"No, no, no!"
That's Helen Greiner, founder and CEO of drone-maker CyPhy Works, pausing mid-bite over her lunch salad to object to my heretical notion that her vision of drones in packs, hovering above suburban soccer fields, sounds like a nightmare. "It's just a video camera that's self-propelled," she says. "You can get the bird's-eye view, the running shot. You can get it from any perspective."
Right. I still don't like it. But who cares what I think? "Things change," Greiner says. The future is nigh and she's driving it. Greiner launched CyPhy in 2008. (She first called it Droid Works but discovered George Lucas already had a claim on that name when he sent her a nastygram.)
Greiner was born in London and grew up on Long Island. She loved Star Wars, which her businessman father took her to see when she was 10 years old. "I've wanted to build R2-D2 ever since. I went to MIT to learn how," she says. MIT didn't really know how, but while there she met another similarly obsessed student, and Rod Brooks, then director of MIT's artificial intelligence laboratory. In 1990 the trio founded iRobot, creator of the Roomba robot vacuum.
That thing scares me, too--an electronic dust-mote eater that roams the house, unattended--but again, I'm irrelevant. Today they're in more than 10 million homes.
Greiner left iRobot in 2008, three years after the IPO. "Rod blames me for squashing the idea of iRobot going into, you know, suspect types of applications"--she means sex robots. Apparently that's a creep-out line even she won't cross. ("What would I tell my mom?") But more than that, Greiner saw the future--and it was airborne.
Remember when, back in December 2013, Jeff Bezos showed off his prototype "octocopter" delivery drone on 60 Minutes? Charlie Rose got so excited he nearly passed out. Greiner, however, was unimpressed, as were all those who'd heard her riff on the concept earlier that summer at TEDx Boston.
But it's coming, Charlie, and sooner than you think--a brave new world of flying robots that will not just terrorize our enemies but also deliver our groceries, fetch the remote, and insure that nothing we humans do, whenever and wherever we do it, goes unrecorded. Cumulative spending on what the industry calls unmanned aerial vehicles (UAVs) is projected to approach a staggering $100 billion over the next 10 years. According to the latest Mattermark report, 105 drone startups have so far raised $367.8 million in funding.
But CyPhy has had a seven-year headstart. While most of that time Greiner has been in R&D mode, she's finally unveiling its mad science: The PARC (persistent aerial reconnaissance and communications) is a tethered, military-grade surveillance drone designed to surpass the 20 minutes of battery power standard for drones. The PocketFlyer, an electronic hummingbird that fits in your pocket (as long as you're wearing cargo pants, like Greiner does), is suitable for indoor reconnaissance flights in live-shooter situations. And the LVL 1 is CyPhy's first foray into the consumer market.

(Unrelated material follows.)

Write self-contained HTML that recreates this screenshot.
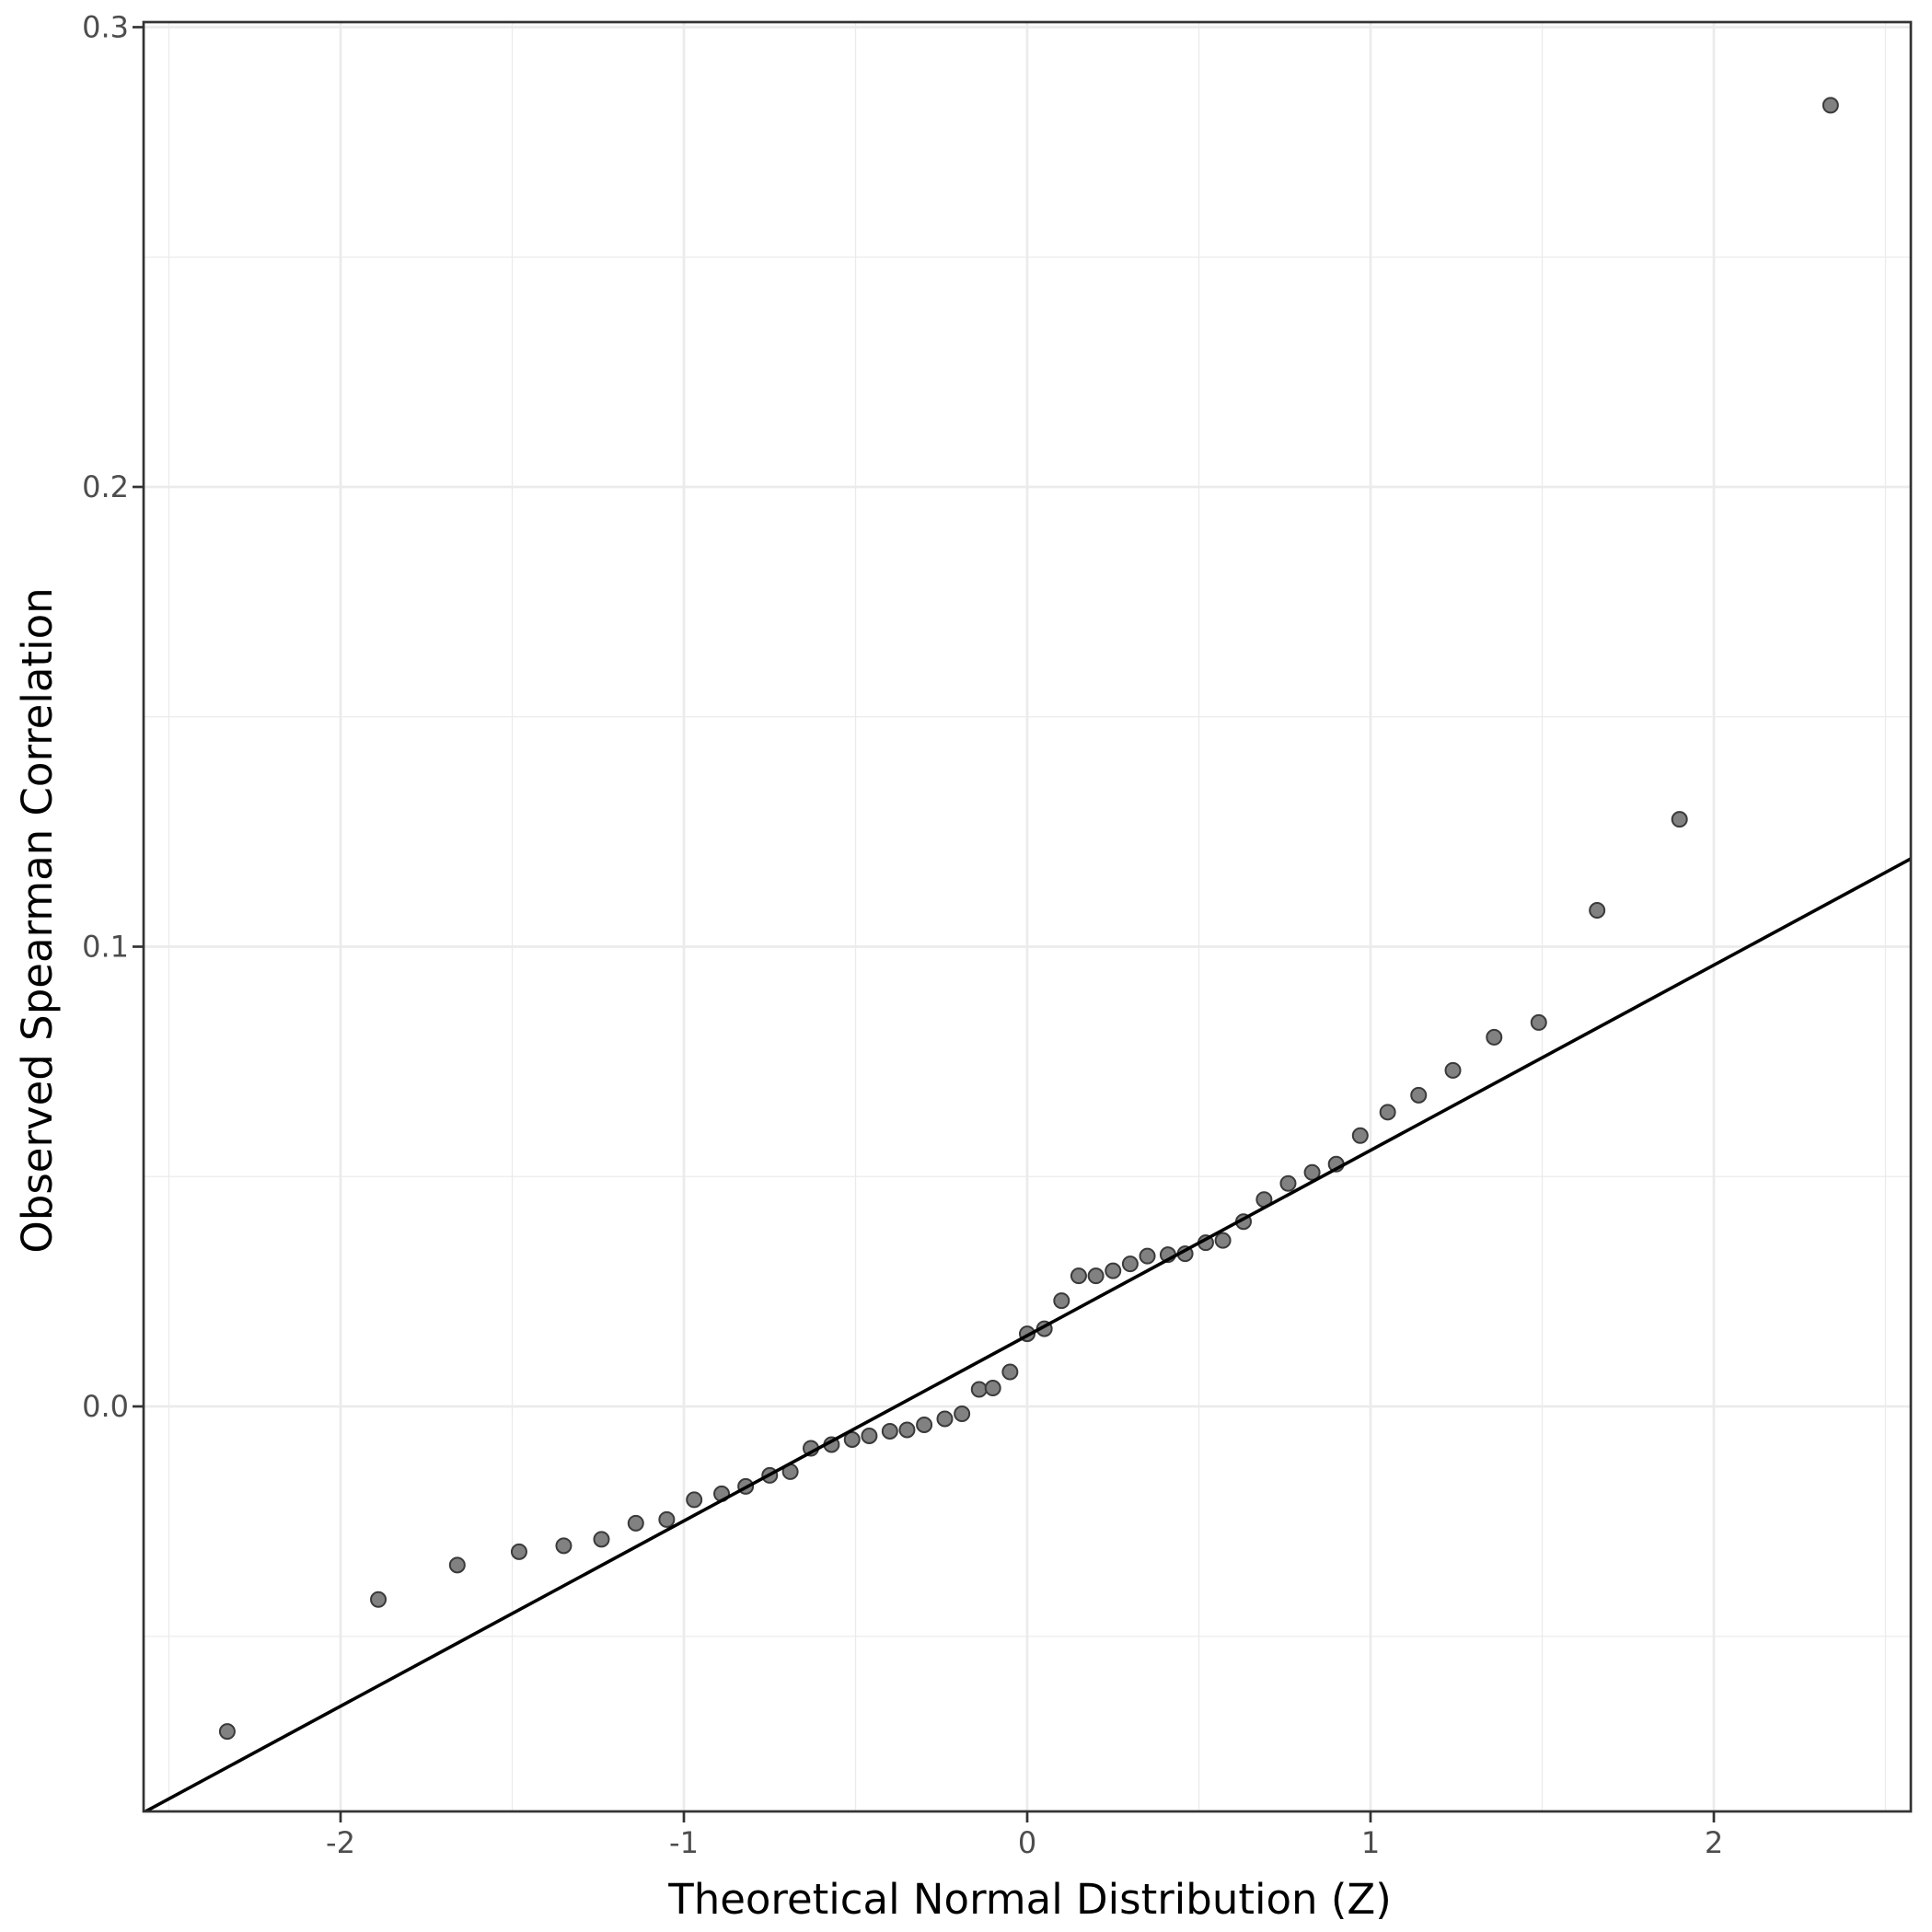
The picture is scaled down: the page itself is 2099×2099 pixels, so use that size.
<!DOCTYPE html>
<html><head><meta charset="utf-8"><style>html,body{margin:0;padding:0;background:#fff}svg{display:block}</style></head>
<body>
<svg id="chart" width="2099" height="2099" viewBox="0 0 2099 2099" xmlns="http://www.w3.org/2000/svg" font-family="'DejaVu Sans','Liberation Sans',sans-serif"></svg>
<script>
const zValues = [-2.33,-1.89,-1.66,-1.48,-1.35,-1.24,-1.14,-1.05,-0.97,-0.89,-0.82,-0.75,-0.69,-0.63,-0.57,-0.51,-0.46,-0.40,-0.35,-0.30,-0.24,-0.19,-0.14,-0.10,-0.05,0.00,0.05,0.10,0.15,0.20,0.25,0.30,0.35,0.41,0.46,0.52,0.57,0.63,0.69,0.76,0.83,0.90,0.97,1.05,1.14,1.24,1.36,1.49,1.66,1.90,2.34];
const corrValues = [-0.0707,-0.042,-0.0345,-0.0316,-0.0303,-0.0289,-0.0254,-0.0246,-0.0203,-0.019,-0.0174,-0.015,-0.0142,-0.0091,-0.0083,-0.0072,-0.0064,-0.0054,-0.0051,-0.004,-0.0027,-0.0016,0.0037,0.004,0.0075,0.0158,0.0169,0.023,0.0284,0.0284,0.0295,0.031,0.0327,0.033,0.0332,0.0356,0.0361,0.0402,0.045,0.0485,0.0509,0.0527,0.0589,0.064,0.0677,0.0731,0.0803,0.0835,0.1079,0.1277,0.283];
const xTicks = [-2,-1,0,1,2];
const xTickLabels = ["-2","-1","0","1","2"];
const yTicks = [0.0,0.1,0.2,0.3];
const yTickLabels = ["0.0","0.1","0.2","0.3"];
const lineIntercept = 0.0154;
const lineSlope = 0.0403;

const NS="http://www.w3.org/2000/svg";
const svg=document.getElementById('chart');
const L=156,R=2076,T=24,B=1968;
const sx=v=>1116+373*v;
const sy=v=>1528-4995*v;
const xMin=(L-1116)/373,xMax=(R-1116)/373;
function mk(tag,attrs,parent){const e=document.createElementNS(NS,tag);for(const k in attrs)e.setAttribute(k,attrs[k]);(parent||svg).appendChild(e);return e;}

const grid=mk('g',{});


for(let v=-2.5;v<=2.5;v+=1){const l=mk('line',{x1:sx(v),x2:sx(v),y1:T,y2:B,stroke:'#ebebeb','stroke-width':1.3},grid);}
for(let v=-0.05;v<=0.3;v+=0.1){const l=mk('line',{x1:L,x2:R,y1:sy(v),y2:sy(v),stroke:'#ebebeb','stroke-width':1.3},grid);}
xTicks.forEach(v=>{const l=mk('line',{x1:sx(v),x2:sx(v),y1:T,y2:B,stroke:'#ebebeb','stroke-width':2.7},grid);});
yTicks.forEach(v=>{const l=mk('line',{x1:L,x2:R,y1:sy(v),y2:sy(v),stroke:'#ebebeb','stroke-width':2.7},grid);});

const clip=mk('clipPath',{id:'pc'});mk('rect',{x:L,y:T,width:R-L,height:B-T},clip);

const pts=mk('g',{'clip-path':'url(#pc)'});


zValues.forEach((z,i)=>{const c=mk('circle',{cx:sx(z),cy:sy(corrValues[i]),r:8,fill:'#7a7a7a',stroke:'#3a3a3a','stroke-width':2,'fill-opacity':0.95},pts);

});

const rl=mk('line',{x1:sx(xMin),y1:sy(lineIntercept+lineSlope*xMin),x2:sx(xMax),y2:sy(lineIntercept+lineSlope*xMax),stroke:'#000','stroke-width':3.6,'clip-path':'url(#pc)'});



const frame=mk('rect',{x:L,y:T,width:R-L,height:B-T,fill:'none',stroke:'#333','stroke-width':2.7});



xTicks.forEach((v,i)=>{const t=mk('line',{x1:sx(v),x2:sx(v),y1:B,y2:B+12,stroke:'#333','stroke-width':2.7});
const tx=mk('text',{x:sx(v),y:B+45,'text-anchor':'middle','font-size':32,fill:'#4d4d4d'});tx.textContent=xTickLabels[i];});
yTicks.forEach((v,i)=>{const t=mk('line',{x1:L-12,x2:L,y1:sy(v),y2:sy(v),stroke:'#333','stroke-width':2.7});
const tx=mk('text',{x:L-16,y:sy(v)+11,'text-anchor':'end','font-size':32,fill:'#4d4d4d'});tx.textContent=yTickLabels[i];});

const xt=mk('text',{x:1119,y:2079,'text-anchor':'middle','font-size':45,fill:'#000'});xt.textContent='Theoretical Normal Distribution (Z)';


const yt=mk('text',{x:0,y:0,'text-anchor':'middle','font-size':45,fill:'#000',transform:`translate(56,1000) rotate(-90)`});yt.textContent='Observed Spearman Correlation';


</script>
</body></html>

Greiner initially bootstrapped CyPhy, and then raised $13.5 million in venture capital. (She won't disclose revenue.) But now she's applying her experimental whimsy to fundraising: Last spring she launched the LVL 1 with a Kickstarter campaign. It worked, more than tripling the $250,000 goal, while confirming there is a vibrant market for family-friendly drones at a price that Greiner says allows you to "buy without getting permission from your significant other"--around $500. But the way Greiner sees it, we're just at the beginning of the voyeur revolution. "It really is like computers in the late '70s," she says. "Yeah, they work and people are really excited to get them in their homes. But there's so much more they could be doing." Which is precisely my fear.